In den vergangenen fünf Jahren hat die syrische Regierung bis zu 700 ärztliche Mitarbeiter ermorden, in die Luft sprengen und zu Tode foltern lassen. So lautet der Bericht der Physicians for Human Rights, einer Organisation, die Angriffe auf medizinische Versorgungseinrichtungen in Kriegsgebieten dokumentiert. (Nichtstaatliche Akteure, darunter auch der IS, haben 27 getötet). Vor kurzem machten die Tode des letzten Kinderarztes in Aleppo und des letzten Kardiologen in Hama Schlagzeilen. Eine UN-Kommission zog den Schluss, dass “Regierungstruppen es bewusst auf Ärzte abgesehen haben, um militärischen Nutzen daraus zu ziehen”. Dies hat zur Folge, dass verwundeten Kämpfern und Zivilisten “der Politik wegen” der Zugang zu medizinischer Behandlung verwehrt wird.
Seitdem wurden noch viele weitere Krankenhäuser in die Luft gesprengt. Schätzungen von Physicians for Human Rights zufolge wurden seit Beginn des syrischen Bürgerkriegs mindestens 375 Anschläge auf medizinische Einrichtungen verzeichnet. Viele der Männer und Frauen, die die Verwundeten in provisorischen Krankenhäusern unter der Erde behandeln, bewältigen infolgedessen erst das erste Jahr ihres Medizinstudiums oder hatten gar keine medizinische Ausbildung.

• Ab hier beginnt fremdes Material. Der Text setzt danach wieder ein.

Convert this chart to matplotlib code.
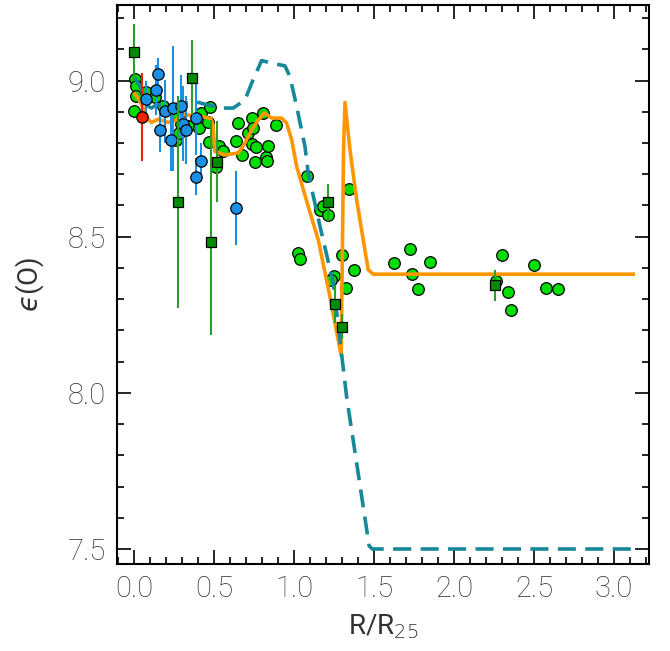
import matplotlib
matplotlib.use("Agg")
import matplotlib.pyplot as plt
from matplotlib.ticker import MultipleLocator

# green circles
green_x = [0.010, 0.015, 0.015, 0.000, 0.073, 0.131, 0.183, 0.277, 0.292, 0.264,
           0.281, 0.339, 0.406, 0.417, 0.464, 0.473, 0.469, 0.531, 0.556, 0.514,
           0.648, 0.635, 0.677, 0.714, 0.735, 0.744, 0.735, 0.764, 0.756, 0.806,
           0.823, 0.835, 0.829, 0.889, 1.079, 1.162, 1.181, 1.210, 1.027, 1.037,
           1.344, 1.302, 1.373, 1.323, 1.252, 1.233, 1.623, 1.725, 1.848, 1.738,
           1.777, 2.302, 2.260, 2.339, 2.354, 2.500, 2.573, 2.652]
green_y = [9.004, 8.984, 8.952, 8.901, 8.963, 8.947, 8.920, 8.889, 8.860, 8.811,
           8.832, 8.853, 8.848, 8.896, 8.867, 8.915, 8.804, 8.791, 8.774, 8.724,
           8.865, 8.806, 8.761, 8.833, 8.881, 8.848, 8.796, 8.786, 8.738, 8.896,
           8.756, 8.791, 8.741, 8.858, 8.696, 8.586, 8.597, 8.568, 8.447, 8.428,
           8.653, 8.443, 8.392, 8.335, 8.374, 8.360, 8.416, 8.462, 8.418, 8.380,
           8.333, 8.440, 8.358, 8.322, 8.264, 8.408, 8.335, 8.334]

# blue circles with errors
blue_x = [0.152, 0.139, 0.073, 0.194, 0.244, 0.296, 0.163, 0.231, 0.306, 0.327,
          0.390, 0.417, 0.385, 0.635]
blue_y = [9.022, 8.971, 8.940, 8.901, 8.912, 8.919, 8.841, 8.811, 8.862, 8.842,
          8.881, 8.741, 8.692, 8.592]
blue_err = [0.05, 0.08, 0.06, 0.10, 0.20, 0.10, 0.07, 0.10, 0.12, 0.11,
            0.12, 0.06, 0.06, 0.12]

# red circle
red_x = [0.048]
red_y = [8.884]
red_err = [0.14]

# dark green squares
sq_x = [0.000, 0.360, 0.273, 0.480, 0.520, 1.215, 1.256, 1.302, 2.256]
sq_y = [9.092, 9.009, 8.611, 8.484, 8.740, 8.610, 8.283, 8.212, 8.344]
sq_lo = [0.09, 0.12, 0.34, 0.30, 0.13, 0.06, 0.06, 0.04, 0.05]
sq_hi = [0.09, 0.12, 0.34, 0.39, 0.13, 0.06, 0.06, 0.04, 0.05]

# orange model
orange_x = [0.006, 0.038, 0.089, 0.110, 0.152, 0.214, 0.256, 0.308, 0.381, 0.444,
            0.481, 0.494, 0.506, 0.569, 0.652, 0.694, 0.736, 0.777, 0.815, 0.861,
            0.923, 0.954, 0.986, 1.017, 1.089, 1.152, 1.225, 1.295, 1.310, 1.319,
            1.350, 1.392, 1.433, 1.464, 1.496, 3.12]
orange_y = [8.957, 8.934, 8.876, 8.866, 8.876, 8.866, 8.871, 8.892, 8.886, 8.883,
            8.878, 8.858, 8.773, 8.762, 8.768, 8.800, 8.842, 8.874, 8.896, 8.880,
            8.880, 8.864, 8.810, 8.725, 8.597, 8.490, 8.308, 8.120, 8.779, 8.930,
            8.779, 8.618, 8.490, 8.394, 8.380, 8.380]

# teal dashed model
teal_x = [0.006, 0.038, 0.089, 0.110, 0.142, 0.225, 0.277, 0.319, 0.381, 0.454,
          0.548, 0.621, 0.694, 0.736, 0.798, 0.861, 0.944, 0.975, 1.017, 1.069,
          1.089, 1.163, 1.246, 1.329, 1.470, 1.490, 3.12]
teal_y = [9.008, 8.982, 8.918, 8.912, 8.923, 8.918, 8.923, 8.928, 8.933, 8.923,
          8.912, 8.912, 8.938, 8.992, 9.064, 9.056, 9.047, 9.013, 8.917, 8.789,
          8.704, 8.533, 8.351, 7.988, 7.510, 7.500, 7.500]

plt.rcParams['font.family'] = ['Roboto', 'DejaVu Sans']
plt.rcParams['font.weight'] = 'light'
plt.rcParams['mathtext.fontset'] = 'dejavusans'

fig = plt.figure(figsize=(6.7, 6.51), dpi=100)
ax = fig.add_axes([0.175, 0.1332, 0.794, 0.8596])

ax.scatter(green_x, green_y, s=70, c='#00dd00', edgecolors='black',
           linewidths=0.9, zorder=2)

ax.plot(orange_x, orange_y, color='#ff9500', lw=2.6, zorder=3,
        solid_joinstyle='round')
ax.plot(teal_x, teal_y, color='#16889a', lw=2.6, dashes=(5, 2.6), zorder=3)

ax.errorbar(blue_x, blue_y, yerr=blue_err, fmt='o', ms=8.2, mfc='#1a8fe6',
            mec='black', mew=0.9, ecolor='#1a8fe6', elinewidth=1.5,
            capsize=0, zorder=4)
ax.errorbar(red_x, red_y, yerr=red_err, fmt='o', ms=8.2, mfc='#ee2200',
            mec='black', mew=0.9, ecolor='#ee2200', elinewidth=1.5,
            capsize=0, zorder=4)
ax.errorbar(sq_x, sq_y, yerr=[sq_lo, sq_hi], fmt='s', ms=7.5, mfc='#008c00',
            mec='black', mew=0.9, ecolor='#2aa02a', elinewidth=1.5,
            capsize=0, zorder=5)

ax.set_xlim(-0.104, 3.22)
ax.set_ylim(7.451, 9.243)
ax.xaxis.set_major_locator(MultipleLocator(0.5))
ax.xaxis.set_minor_locator(MultipleLocator(0.1))
ax.yaxis.set_major_locator(MultipleLocator(0.5))
ax.yaxis.set_minor_locator(MultipleLocator(0.1))
ax.xaxis.set_major_formatter(plt.FormatStrFormatter('%.1f'))
ax.yaxis.set_major_formatter(plt.FormatStrFormatter('%.1f'))
ax.tick_params(which='both', direction='in', top=True, right=True,
               labelsize=21, labelcolor='#333333', width=1.2, pad=8)
ax.tick_params(which='major', length=10)
ax.tick_params(which='minor', length=5)
for s in ax.spines.values():
    s.set_linewidth(1.5)

ax.set_xlabel(r'R/R$_{25}$', fontsize=20, color='#333333', labelpad=6)
ax.set_ylabel('$\u03f5$(O)', fontsize=20, color='#333333', labelpad=16)

fig.savefig('out.png', dpi=100)
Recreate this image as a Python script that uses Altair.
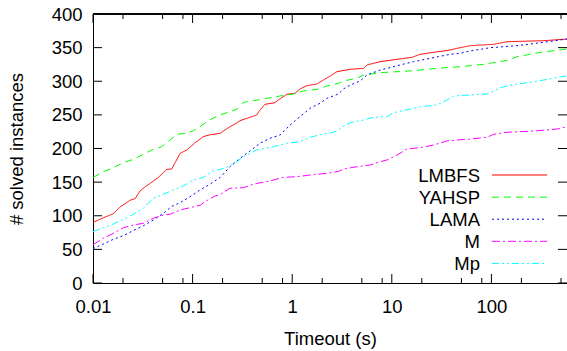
import altair as alt
import pandas as pd

# ---------------- data ----------------
series = ["LMBFS", "YAHSP", "LAMA", "M", "Mp"]
colors = ["#ff0000", "#00ff00", "#0000ff", "#ff00ff", "#00ffff"]
dashes = [[1, 0], [7, 5], [2, 3], [8, 3, 2, 3], [7, 3, 2, 3, 2, 3]]

lmbfs_t = [0.01, 0.0127, 0.016, 0.0187, 0.0235, 0.0265, 0.0297, 0.0333, 0.0374, 0.0453,
           0.055, 0.0617, 0.0749, 0.0875, 0.106, 0.128, 0.150, 0.189, 0.204, 0.237,
           0.267, 0.300, 0.377, 0.440, 0.475, 0.533, 0.671, 0.725, 0.882, 1.067,
           1.197, 1.40, 1.77, 2.06, 2.41, 2.81, 3.83, 5.21, 5.63, 7.66,
           11.3, 16.0, 19.3, 26.3, 38.7, 45.2, 61.5, 105, 144, 336, 577]
lmbfs_n = [90, 97, 103, 113, 123, 125.5, 137, 143, 148, 157,
           169, 169.5, 192.8, 197.8, 208.6, 217.6, 220.5, 222.6, 226, 232.4,
           236.4, 241.4, 246.4, 249.8, 257.2, 265.7, 268.1, 272.1, 280.6, 282.1,
           288.5, 293.4, 295.9, 301.9, 307.8, 314.2, 317.8, 319.2, 324.2, 329.1,
           332.6, 335.6, 340.1, 343, 346.5, 349, 352.9, 354.9, 358.8, 360.3, 362.8]

yahsp_t = [0.01, 0.0127, 0.016, 0.0202, 0.0254, 0.032, 0.0403, 0.049, 0.0594, 0.0693,
           0.0874, 0.1016, 0.1185, 0.1437, 0.181, 0.278, 0.324, 0.410, 0.556, 0.756,
           1.03, 1.29, 1.77, 2.23, 2.92, 3.28, 4.46, 5.21, 7.66, 11.3,
           16.5, 24.3, 35.7, 48.5, 61.5, 83.5, 144, 181, 311, 577]
yahsp_n = [157, 165.5, 171.5, 178.9, 183.9, 191.4, 198.8, 202.7, 212.6, 221.1,
           222.6, 226.5, 232.4, 241.4, 249, 258.3, 268.7, 271.1, 274.6, 278.1,
           281, 285.5, 288, 292.9, 296.9, 300.4, 304.4, 309.3, 312.8, 314.2,
           315.7, 318.2, 320.2, 321.6, 323.1, 325.2, 331.1, 336.5, 343, 348]

lama_t = [0.01, 0.0127, 0.016, 0.0202, 0.0254, 0.032, 0.0403, 0.0509, 0.0618, 0.0749,
          0.0942, 0.119, 0.150, 0.189, 0.237, 0.300, 0.377, 0.475, 0.598, 0.756,
          0.951, 1.197, 1.51, 1.90, 2.23, 2.9, 3.3, 3.83, 4.82, 5.63,
          7.66, 11.3, 16.5, 24.3, 38.7, 48.5, 61.5, 97.2, 181, 336, 577]
lama_n = [51, 58, 65, 70.4, 78, 85, 93.7, 103.6, 114, 119.4,
          128.3, 138.3, 147, 157, 172.9, 185.4, 196.3, 207.7, 215.2, 220.1,
          234.9, 247.3, 259.8, 267.2, 274.6, 281, 289, 294.4, 300.4, 309.3,
          316.7, 323.1, 329.1, 334.1, 340.1, 341.6, 345, 349.9, 352.9, 357.9, 362.8]

m_t = [0.01, 0.0127, 0.016, 0.0202, 0.0254, 0.032, 0.0403, 0.0509, 0.0594, 0.0749,
       0.0942, 0.119, 0.133, 0.168, 0.189, 0.237, 0.324, 0.410, 0.598, 0.815,
       1.11, 1.51, 2.23, 2.92, 3.28, 4.46, 6.07, 7.66, 8.93, 11.3,
       14.2, 19.3, 26.3, 35.7, 48.5, 61.5, 90.6, 105, 144, 267, 458, 577]
m_n = [57, 66.5, 73.9, 82.2, 86.2, 88.8, 96.2, 101.1, 102.2, 108.6,
       112, 115.5, 120.9, 129.4, 131.5, 140.8, 141.7, 147.2, 151.7, 157.2,
       158.1, 160.6, 163.1, 166, 169.5, 172.9, 175.5, 180.4, 182.9, 190.3,
       199.3, 201.2, 205.2, 211.2, 213, 214.1, 216.7, 221.1, 224.1, 226, 229, 232.4]

mp_t = [0.01, 0.0127, 0.016, 0.0202, 0.0254, 0.032, 0.0403, 0.0509, 0.0641, 0.0808,
        0.1016, 0.128, 0.161, 0.189, 0.220, 0.278, 0.324, 0.440, 0.650, 0.882,
        1.197, 1.51, 2.06, 2.50, 2.92, 3.06, 3.83, 5.21, 6.56, 8.93,
        10.4, 15.3, 19.3, 28.4, 35.7, 41.8, 61.5, 90.6, 123, 155, 267, 419, 577]
mp_n = [76.3, 82.2, 87.7, 94.7, 102.2, 111.1, 126, 131.9, 138.3, 144.2,
        153.2, 157.2, 167, 169, 172, 180.4, 187.8, 197.8, 202.7, 207.7,
        210.1, 216.7, 221.6, 223.5, 227, 230.9, 238.4, 242.4, 246.4, 247.3,
        253.2, 258.7, 262.2, 264.7, 272.1, 278.1, 279.6, 281, 290.4, 294.4, 299.3, 304.4, 308.3]

x_major = [0.01, 0.1, 1, 10, 100]
x_minor = [0.02, 0.05, 0.08, 0.2, 0.5, 0.8, 2, 5, 8, 20, 50, 80, 200, 500]
y_ticks = [0, 50, 100, 150, 200, 250, 300, 350, 400]

# ---------------- tables ----------------
rows = []
for name, ts, ns in zip(series, [lmbfs_t, yahsp_t, lama_t, m_t, mp_t],
                        [lmbfs_n, yahsp_n, lama_n, m_n, mp_n]):
    for t, n in zip(ts, ns):
        rows.append({"series": name, "t": t, "n": n})
df = pd.DataFrame(rows)
leg = pd.DataFrame({"series": series, "row": list(range(len(series)))})

W, H = 474, 269
FONT = "Liberation Sans"
FS = 18.5

xscale = alt.Scale(type="log", domain=[0.01, 574], nice=False)
yscale = alt.Scale(domain=[0, 400], nice=False)
cscale = alt.Scale(domain=series, range=colors)
dscale = alt.Scale(domain=series, range=dashes)

xaxis = alt.Axis(values=x_major, format="~g", labelPadding=14,
                 title="Timeout (s)", titleY=61, titleX=W / 2)
yaxis = alt.Axis(values=y_ticks, labelPadding=11,
                 title="# solved instances", titleAngle=270,
                 titleX=-70.5, titleY=H / 2)

lines = alt.Chart(df).mark_line(strokeWidth=1, clip=True).encode(
    x=alt.X("t:Q", scale=xscale, axis=xaxis),
    y=alt.Y("n:Q", scale=yscale, axis=yaxis),
    color=alt.Color("series:N", scale=cscale, legend=None),
    strokeDash=alt.StrokeDash("series:N", scale=dscale, legend=None),
)

xmaj = pd.DataFrame({"t": x_major})
xmin = pd.DataFrame({"t": x_minor})
yt = pd.DataFrame({"n": y_ticks})

def xtick(d, y0, y1):
    return alt.Chart(d).mark_rule(color="black", strokeWidth=1).encode(
        x=alt.X("t:Q", scale=xscale, axis=xaxis), y=alt.value(y0), y2=alt.value(y1))

def ytick(x0, x1):
    return alt.Chart(yt).mark_rule(color="black", strokeWidth=1).encode(
        y=alt.Y("n:Q", scale=yscale, axis=yaxis), x=alt.value(x0), x2=alt.value(x1))

ticks = [
    xtick(xmaj, H - 9, H), xtick(xmaj, 0, 9),
    xtick(xmin, H - 5, H), xtick(xmin, 0, 5),
    ytick(0, 9), ytick(W - 9, W),
]

top_border = alt.Chart(xmaj).mark_rule(color="black", strokeWidth=1).encode(
    x=alt.value(0), x2=alt.value(W), y=alt.value(0))

leg_text = alt.Chart(leg).transform_calculate(
    ly="167.7 + datum.row * 22.1"
).mark_text(align="right", baseline="alphabetic", font=FONT, fontSize=FS,
            color="black").encode(
    x=alt.value(387), y=alt.Y("ly:Q", scale=None, axis=None), text="series:N")

leg_line = alt.Chart(leg).transform_calculate(
    lly="161 + datum.row * 22.1"
).mark_rule(strokeWidth=1).encode(
    x=alt.value(399), x2=alt.value(454),
    y=alt.Y("lly:Q", scale=None, axis=None),
    color=alt.Color("series:N", scale=cscale, legend=None),
    strokeDash=alt.StrokeDash("series:N", scale=dscale, legend=None))

chart = alt.layer(lines, *ticks, top_border, leg_text, leg_line).properties(
    width=W, height=H,
    padding={"left": 93, "top": 14, "right": 0, "bottom": 68},
    autosize=alt.AutoSizeParams(type="none"),
    background="white",
).configure_view(stroke=None).configure_axis(
    ticks=False, grid=False, labelFlush=False, labelOverlap=False,
    labelFont=FONT, labelFontSize=FS, labelColor="black",
    domainColor="black", domainWidth=1,
    titleFont=FONT, titleFontSize=FS, titleFontWeight="normal",
    titleColor="black", titleBaseline="alphabetic",
)

chart.save("out.html", embed_options={"renderer": "svg", "actions": False})
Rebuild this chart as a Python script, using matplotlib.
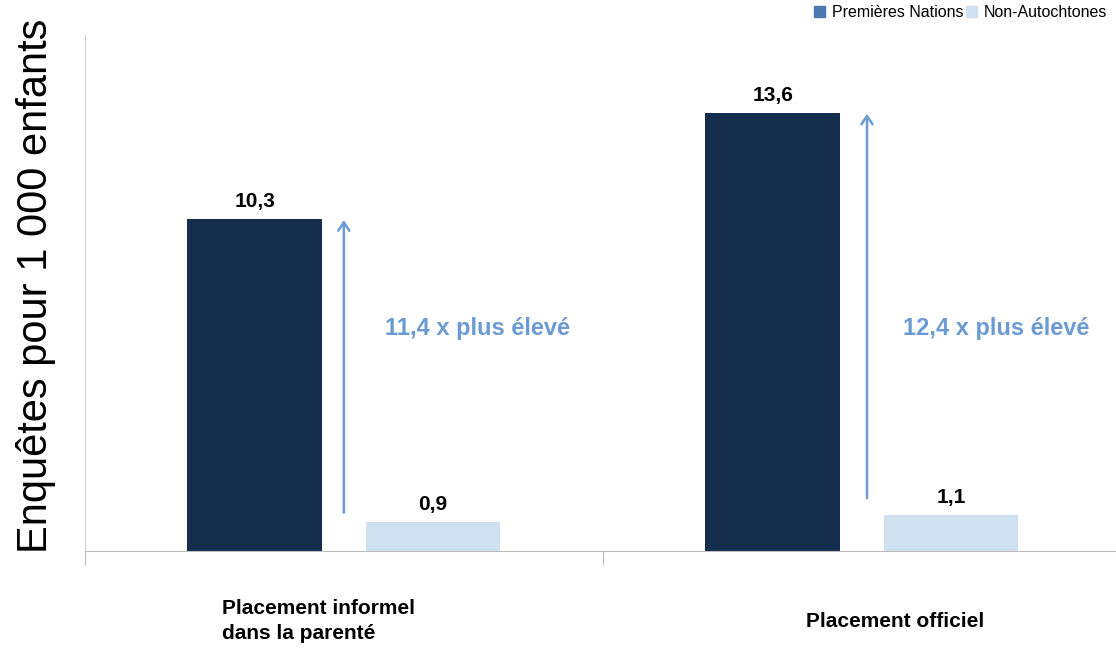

Zudem besteht der Großteil der Ersthelfer der Weißhelme aus gewöhnlichen Bürgern – unter anderem aus Bäckern, Krankenpflegern, Malern und Schneidern. Aus diesem Grund wenden sich ihre Unterstützer mit einer Unterschriftenaktion an die Öffentlichkeit, mit der man sich für die Überreichung des Friedensnobelpreises 2016 an die Weißhelme aussprechen kann.